# start of EXTRACTED INFORMATION
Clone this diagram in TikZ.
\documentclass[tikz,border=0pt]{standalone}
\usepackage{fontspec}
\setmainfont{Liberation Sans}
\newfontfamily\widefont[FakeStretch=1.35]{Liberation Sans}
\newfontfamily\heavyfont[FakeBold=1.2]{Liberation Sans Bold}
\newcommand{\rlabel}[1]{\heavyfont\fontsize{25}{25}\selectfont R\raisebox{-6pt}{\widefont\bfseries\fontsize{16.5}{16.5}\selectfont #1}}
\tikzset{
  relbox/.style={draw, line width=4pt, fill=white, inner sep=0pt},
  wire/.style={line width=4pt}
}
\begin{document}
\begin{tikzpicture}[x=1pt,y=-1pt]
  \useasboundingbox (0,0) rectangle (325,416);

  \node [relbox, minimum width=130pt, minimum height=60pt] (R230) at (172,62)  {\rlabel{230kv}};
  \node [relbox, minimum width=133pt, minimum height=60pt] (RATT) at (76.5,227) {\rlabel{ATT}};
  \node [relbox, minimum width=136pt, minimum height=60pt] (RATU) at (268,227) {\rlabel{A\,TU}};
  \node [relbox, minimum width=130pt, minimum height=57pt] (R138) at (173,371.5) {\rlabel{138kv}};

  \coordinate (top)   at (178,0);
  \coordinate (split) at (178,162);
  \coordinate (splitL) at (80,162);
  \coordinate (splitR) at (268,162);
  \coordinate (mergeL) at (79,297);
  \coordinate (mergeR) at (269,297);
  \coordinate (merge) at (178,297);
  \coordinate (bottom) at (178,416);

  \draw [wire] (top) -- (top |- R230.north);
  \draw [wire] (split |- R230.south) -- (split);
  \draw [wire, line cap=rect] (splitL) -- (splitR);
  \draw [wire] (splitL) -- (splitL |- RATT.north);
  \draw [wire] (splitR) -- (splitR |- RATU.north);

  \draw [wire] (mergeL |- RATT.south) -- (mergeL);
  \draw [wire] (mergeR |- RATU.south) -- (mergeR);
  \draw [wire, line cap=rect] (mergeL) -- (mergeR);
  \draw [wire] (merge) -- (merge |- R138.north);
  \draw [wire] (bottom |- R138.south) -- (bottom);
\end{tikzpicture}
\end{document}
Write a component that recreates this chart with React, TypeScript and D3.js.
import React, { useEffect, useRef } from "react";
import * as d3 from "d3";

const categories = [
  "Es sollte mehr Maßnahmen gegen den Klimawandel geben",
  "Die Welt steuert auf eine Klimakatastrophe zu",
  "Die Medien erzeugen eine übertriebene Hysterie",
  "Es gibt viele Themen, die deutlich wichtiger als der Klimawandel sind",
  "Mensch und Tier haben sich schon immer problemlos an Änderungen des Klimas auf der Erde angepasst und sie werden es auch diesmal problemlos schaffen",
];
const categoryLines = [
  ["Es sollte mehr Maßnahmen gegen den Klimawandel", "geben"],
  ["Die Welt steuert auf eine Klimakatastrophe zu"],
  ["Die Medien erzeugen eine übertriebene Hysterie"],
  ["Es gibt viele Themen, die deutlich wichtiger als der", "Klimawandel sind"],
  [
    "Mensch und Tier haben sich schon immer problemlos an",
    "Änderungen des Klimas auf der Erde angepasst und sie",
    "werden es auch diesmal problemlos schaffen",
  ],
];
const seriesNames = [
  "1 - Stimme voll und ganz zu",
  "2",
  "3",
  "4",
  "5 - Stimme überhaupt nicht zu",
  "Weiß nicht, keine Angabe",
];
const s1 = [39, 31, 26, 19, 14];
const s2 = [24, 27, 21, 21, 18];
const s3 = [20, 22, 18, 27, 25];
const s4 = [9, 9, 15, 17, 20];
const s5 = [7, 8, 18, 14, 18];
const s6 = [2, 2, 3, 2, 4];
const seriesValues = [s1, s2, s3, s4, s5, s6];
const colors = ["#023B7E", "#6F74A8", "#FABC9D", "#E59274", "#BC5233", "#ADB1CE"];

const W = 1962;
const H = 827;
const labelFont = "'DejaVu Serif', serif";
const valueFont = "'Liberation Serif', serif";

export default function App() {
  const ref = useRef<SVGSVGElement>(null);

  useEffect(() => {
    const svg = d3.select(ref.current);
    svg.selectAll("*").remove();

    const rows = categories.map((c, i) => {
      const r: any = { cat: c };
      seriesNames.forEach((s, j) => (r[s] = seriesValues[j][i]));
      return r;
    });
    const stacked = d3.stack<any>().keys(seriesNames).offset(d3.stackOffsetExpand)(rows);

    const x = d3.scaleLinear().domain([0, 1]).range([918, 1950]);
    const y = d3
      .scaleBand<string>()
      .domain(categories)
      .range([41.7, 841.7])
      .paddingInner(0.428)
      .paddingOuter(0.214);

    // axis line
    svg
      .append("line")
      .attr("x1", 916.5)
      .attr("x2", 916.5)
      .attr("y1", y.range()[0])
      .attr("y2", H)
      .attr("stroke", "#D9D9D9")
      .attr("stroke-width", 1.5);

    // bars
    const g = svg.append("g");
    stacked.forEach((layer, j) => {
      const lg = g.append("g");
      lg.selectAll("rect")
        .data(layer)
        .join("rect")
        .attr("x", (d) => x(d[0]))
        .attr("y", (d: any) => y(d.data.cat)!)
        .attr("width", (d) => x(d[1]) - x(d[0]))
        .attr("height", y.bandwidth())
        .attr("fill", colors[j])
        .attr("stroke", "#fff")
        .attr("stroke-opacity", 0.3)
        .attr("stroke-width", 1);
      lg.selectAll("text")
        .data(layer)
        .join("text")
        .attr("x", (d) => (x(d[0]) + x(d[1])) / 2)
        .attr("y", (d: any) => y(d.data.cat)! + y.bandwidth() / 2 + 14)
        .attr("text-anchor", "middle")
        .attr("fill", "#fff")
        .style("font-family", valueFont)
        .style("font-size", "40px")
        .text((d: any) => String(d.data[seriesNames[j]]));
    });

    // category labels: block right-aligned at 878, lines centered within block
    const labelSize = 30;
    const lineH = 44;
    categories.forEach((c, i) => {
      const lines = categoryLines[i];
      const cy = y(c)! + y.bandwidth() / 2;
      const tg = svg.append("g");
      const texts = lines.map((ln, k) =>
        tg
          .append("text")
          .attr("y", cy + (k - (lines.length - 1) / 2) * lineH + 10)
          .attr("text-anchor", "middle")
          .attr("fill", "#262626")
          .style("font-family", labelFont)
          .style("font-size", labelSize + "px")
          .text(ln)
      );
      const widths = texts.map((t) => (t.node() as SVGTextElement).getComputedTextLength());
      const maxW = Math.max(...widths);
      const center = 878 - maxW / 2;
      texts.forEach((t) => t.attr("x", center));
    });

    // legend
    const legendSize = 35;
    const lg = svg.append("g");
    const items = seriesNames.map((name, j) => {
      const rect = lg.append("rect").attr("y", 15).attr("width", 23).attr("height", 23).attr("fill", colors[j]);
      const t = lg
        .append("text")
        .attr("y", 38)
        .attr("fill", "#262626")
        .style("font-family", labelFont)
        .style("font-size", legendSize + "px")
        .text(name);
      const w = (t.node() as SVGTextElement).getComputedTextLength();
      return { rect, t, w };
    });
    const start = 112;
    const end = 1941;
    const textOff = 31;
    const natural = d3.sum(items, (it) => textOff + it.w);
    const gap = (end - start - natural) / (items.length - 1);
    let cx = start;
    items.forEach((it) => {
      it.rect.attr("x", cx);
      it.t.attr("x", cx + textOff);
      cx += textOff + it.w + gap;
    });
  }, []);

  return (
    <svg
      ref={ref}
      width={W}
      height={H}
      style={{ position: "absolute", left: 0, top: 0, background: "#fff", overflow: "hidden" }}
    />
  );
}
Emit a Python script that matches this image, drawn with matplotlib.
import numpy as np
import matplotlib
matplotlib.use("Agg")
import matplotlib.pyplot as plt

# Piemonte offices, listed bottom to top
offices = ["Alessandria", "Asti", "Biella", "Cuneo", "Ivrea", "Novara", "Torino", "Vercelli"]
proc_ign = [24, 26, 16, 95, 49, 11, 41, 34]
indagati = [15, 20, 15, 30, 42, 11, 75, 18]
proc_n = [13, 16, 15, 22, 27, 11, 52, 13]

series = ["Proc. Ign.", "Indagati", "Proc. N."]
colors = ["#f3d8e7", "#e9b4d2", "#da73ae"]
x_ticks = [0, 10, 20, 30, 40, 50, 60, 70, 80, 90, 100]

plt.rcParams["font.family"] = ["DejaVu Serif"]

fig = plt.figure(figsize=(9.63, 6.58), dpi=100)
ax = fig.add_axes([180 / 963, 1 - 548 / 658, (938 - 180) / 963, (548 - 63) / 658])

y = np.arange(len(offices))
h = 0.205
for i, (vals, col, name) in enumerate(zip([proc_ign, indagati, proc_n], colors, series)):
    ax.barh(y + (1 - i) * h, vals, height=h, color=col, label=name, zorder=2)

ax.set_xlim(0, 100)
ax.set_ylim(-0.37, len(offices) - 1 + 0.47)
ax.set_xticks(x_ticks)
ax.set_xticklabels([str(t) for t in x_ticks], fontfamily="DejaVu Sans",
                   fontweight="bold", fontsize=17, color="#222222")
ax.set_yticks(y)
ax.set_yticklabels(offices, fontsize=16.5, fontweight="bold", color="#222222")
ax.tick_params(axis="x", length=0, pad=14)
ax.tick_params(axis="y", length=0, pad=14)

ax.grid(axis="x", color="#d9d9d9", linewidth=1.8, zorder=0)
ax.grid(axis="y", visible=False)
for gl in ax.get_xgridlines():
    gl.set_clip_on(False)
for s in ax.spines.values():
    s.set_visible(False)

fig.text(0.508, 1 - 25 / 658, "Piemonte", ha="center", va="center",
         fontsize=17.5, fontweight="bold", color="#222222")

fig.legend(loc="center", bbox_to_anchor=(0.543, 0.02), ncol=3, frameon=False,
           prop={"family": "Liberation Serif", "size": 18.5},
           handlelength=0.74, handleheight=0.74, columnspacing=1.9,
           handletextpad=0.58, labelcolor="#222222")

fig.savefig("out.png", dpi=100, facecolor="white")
# end of EXTRACTED INFORMATION
■ WHAT YOU WILL DO ■
Give again, word for word, every line of the listing above from the one with "Write a component" to the one with "import * as", both inclusive, and nothing beyond them.

■ RESULT ■
Write a component that recreates this chart with React, TypeScript and D3.js.
import React, { useEffect, useRef } from "react";
import * as d3 from "d3";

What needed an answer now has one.